Here is an old Seiko watch that I have been restoring today. I even re-finished the dial this afternoon. I am not 100% happy with the dial so I may have it professionally re-done.

The movement is a 26 Jewel Cal. 6206 Gold tone, I have never seen another.


----------



## Andy (Feb 23, 2003)

Roy isn't that watch known as the Weekdater. If it is (and I'm not 100% sure) I think there were a fair few made but it is very old so few survive now. Whatever, it looks very nice.


----------



## Roy (Feb 23, 2003)

Some did have weekdater on the dial. The original dial was very bad but it did not have the "Weekdater" on it. I have never seen another gold tone Seiko movement.
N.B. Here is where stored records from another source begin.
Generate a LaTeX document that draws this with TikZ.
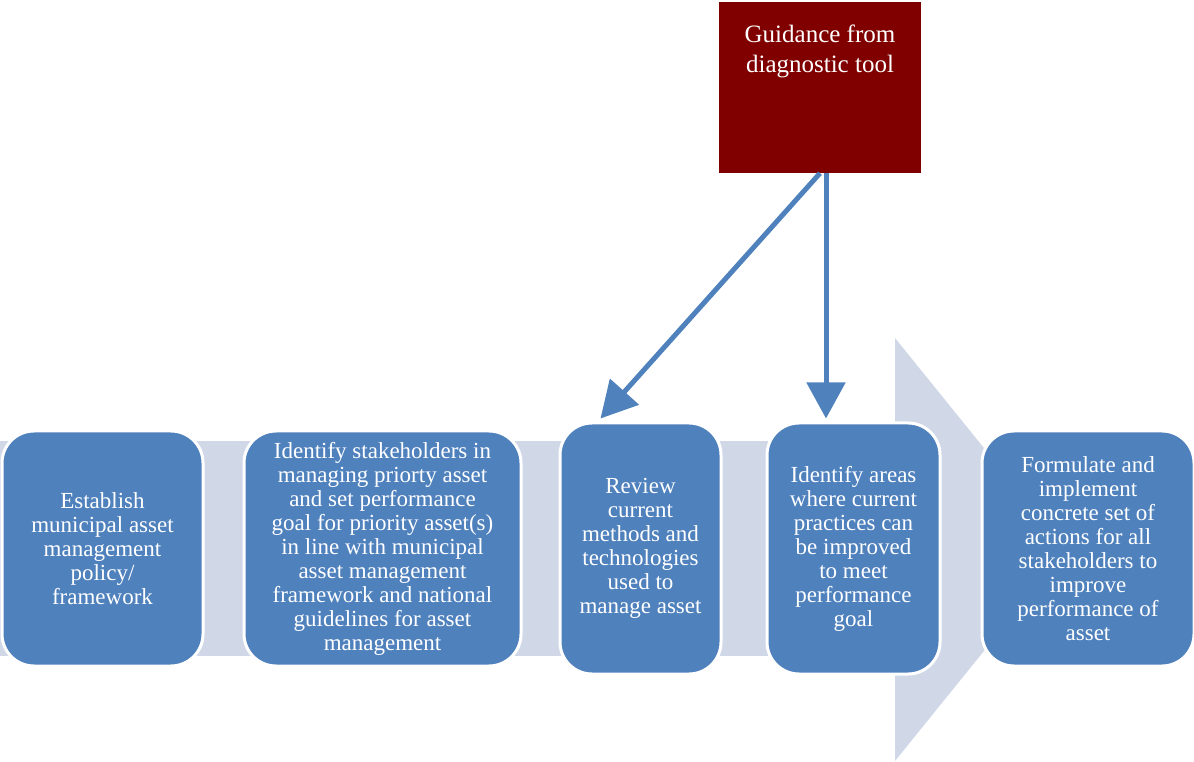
\documentclass[tikz,border=0pt]{standalone}
\usepackage{fontspec}
\setmainfont{Liberation Serif}
\usepackage{tikz}
\usetikzlibrary{arrows.meta, positioning}
\definecolor{stepblue}{HTML}{4F81BD}
\definecolor{bandgray}{HTML}{D0D8E8}
\definecolor{guidered}{HTML}{800000}

\tikzset{
  stepbox/.style={rounded corners=32pt, fill=stepblue, draw=white, line width=3pt,
    text=white, align=center, inner sep=2pt, font=\fontsize{23}{24}\selectfont},
  guidearrow/.style={draw=stepblue, line width=5pt, -{Triangle[width=38pt, length=36pt]}}
}

\begin{document}
\begin{tikzpicture}[x=1pt, y=1pt]
            \useasboundingbox (0,0) rectangle (1194,761);

            % band and big arrow behind the steps
            \fill[bandgray] (0,105) rectangle (895,320);
            \fill[bandgray] (895,0) -- (895,423) -- (1066,211.5) -- cycle;

            % steps
            \node[stepbox, minimum width=201pt, minimum height=235pt] (policy) at (102.5,212.5)
                {Establish\\municipal asset\\management\\policy/\\framework};
            \node[stepbox, minimum width=277pt, minimum height=235pt] (stake) at (382.5,212.5)
                {Identify stakeholders in\\managing priorty asset\\and set performance\\goal for priority asset(s)\\in line with municipal\\asset management\\framework and national\\guidelines for asset\\management};
            \node[stepbox, minimum width=161pt, minimum height=251pt] (review) at (640.5,212.5)
                {Review\\current\\methods and\\technologies\\used to\\manage asset};
            \node[stepbox, minimum width=173pt, minimum height=251pt] (areas) at (853.5,212.5)
                {Identify areas\\where current\\practices can\\be improved\\to meet\\performance\\goal};
            \node[stepbox, minimum width=212pt, minimum height=235pt] (actions) at (1088,212.5)
                {Formulate and\\implement\\concrete set of\\actions for all\\stakeholders to\\improve\\performance of\\asset};

            % guidance box
            \node[fill=guidered, minimum width=202pt, minimum height=171pt] (guide) at (820,673.5) {};
            \node[text=white, align=center, font=\fontsize{25}{30}\selectfont, below=20pt of guide.north] (guidetext)
                {Guidance from\\diagnostic tool};

            \draw[guidearrow] (guide.south) -- ([xshift=42pt, yshift=3pt]review.north west);
            \draw[guidearrow] ([xshift=6pt]guide.south) -- ([xshift=6pt, yshift=3pt]guide.south |- areas.north);
        \end{tikzpicture}
\end{document}
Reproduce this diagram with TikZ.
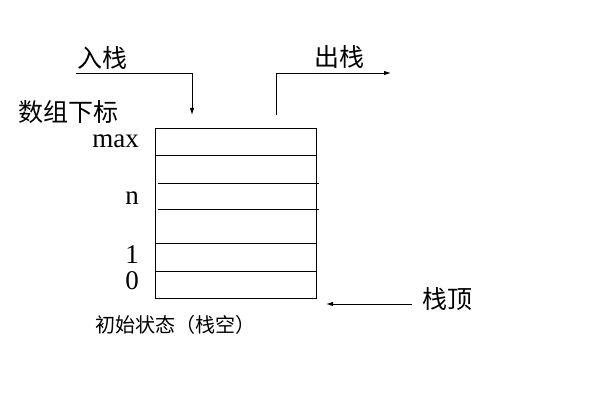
\documentclass[tikz,border=0pt]{standalone}
\usepackage{fontspec}
\setmainfont{Liberation Serif}
\newfontfamily\cjk{Noto Sans CJK SC}
\usetikzlibrary{arrows.meta}
\tikzset{
  line/.style={draw=black, line width=0.9pt},
  arr/.style={line, -{Latex[length=7pt,width=4.5pt]}},
  cjkbig/.style={font=\cjk\fontsize{25}{25}\selectfont, inner sep=0pt},
  cjksmall/.style={font=\cjk\fontsize{20}{20}\selectfont, inner sep=0pt},
  idx/.style={font=\fontsize{27}{27}\selectfont, inner sep=0pt, anchor=base east},
}
\begin{document}
\begin{tikzpicture}[x=1pt,y=-1pt]
\useasboundingbox[fill=white] (0,0) rectangle (593,411);
% stack box
\draw[line] (155,128) rectangle (316,298);
\coordinate (l1a) at (155,155); \coordinate (l1b) at (316,155);
\coordinate (l2a) at (158,183); \coordinate (l2b) at (319,183);
\coordinate (l3a) at (158,209); \coordinate (l3b) at (319,209);
\coordinate (l4a) at (155,243); \coordinate (l4b) at (316,243);
\coordinate (l5a) at (155,271); \coordinate (l5b) at (316,271);
\draw[line] (l1a) -- (l1b);
\draw[line] (l2a) -- (l2b);
\draw[line] (l3a) -- (l3b);
\draw[line] (l4a) -- (l4b);
\draw[line] (l5a) -- (l5b);
% index labels
\node[idx] (max) at (139,148) {max};
\node[idx] (n) at (139,205) {n};
\node[idx] (one) at (139,263) {1};
\node[idx] (zero) at (139,289) {0};
% texts
\node[cjkbig] (push) at (102,58) {入栈};
\node[cjkbig] (pop) at (339,57) {出栈};
\node[cjkbig] (sub) at (68,112) {数组下标};
\node[cjkbig] (top) at (447,299) {栈顶};
\node[cjksmall] (init) at (175,325) {初始状态（栈空）};
% arrows
\coordinate (pushs) at (76,73);
\coordinate (pushc) at (192,73);
\coordinate (pushe) at (192,115);
\draw[arr] (pushs) -- (pushc) -- (pushe);
\coordinate (pops) at (276,115);
\coordinate (popc) at (276,73);
\coordinate (pope) at (391,73);
\draw[arr] (pops) -- (popc) -- (pope);
\coordinate (tops) at (412,304);
\coordinate (tope) at (326,304);
\draw[arr] (tops) -- (tope);
\end{tikzpicture}
\end{document}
I have some old 30 Jewel Seiko's that I may give some treatment to.


----------



## Andy (Feb 23, 2003)

Roy. Was trawling through some Japanese sites, (as you do) and could not find anything remotely similar to that dial. I did find though that this watch seems to have a very similar movement. Maybe the same?


----------



## Roy (Feb 23, 2003)

Yes same movement. Must be pretty rare though. ?


----------



## Andy (Feb 23, 2003)

Certainly looks that way. My written Japanese is very ropey and rusty but from what little I can read , the site I found this on indicates this is a rare piece. VERY NICE


----------



## Griff (Feb 23, 2003)

Are you lot trying to get me hooked on Seiko!!!?


----------



## Andy (Feb 23, 2003)

Well you can't have that one because it's now

MINE


----------



## Griff (Feb 23, 2003)

Well..........you're an absolute rotter!!!


----------



## Andy (Feb 23, 2003)

Pleased to report this watch arrived this morning. Another little gem from Roy. I don't know why he wasn't 100% happy with the dial. A little bit of the 6 from 26 (jewels) is missing but other than that, great. I reckon this watch would have been advertised by Seiko as a smart dressy watch for posh functions. A lovely little watch. Cheers.


----------



## Roy (Feb 23, 2003)

Glad you are happy Andy,


----------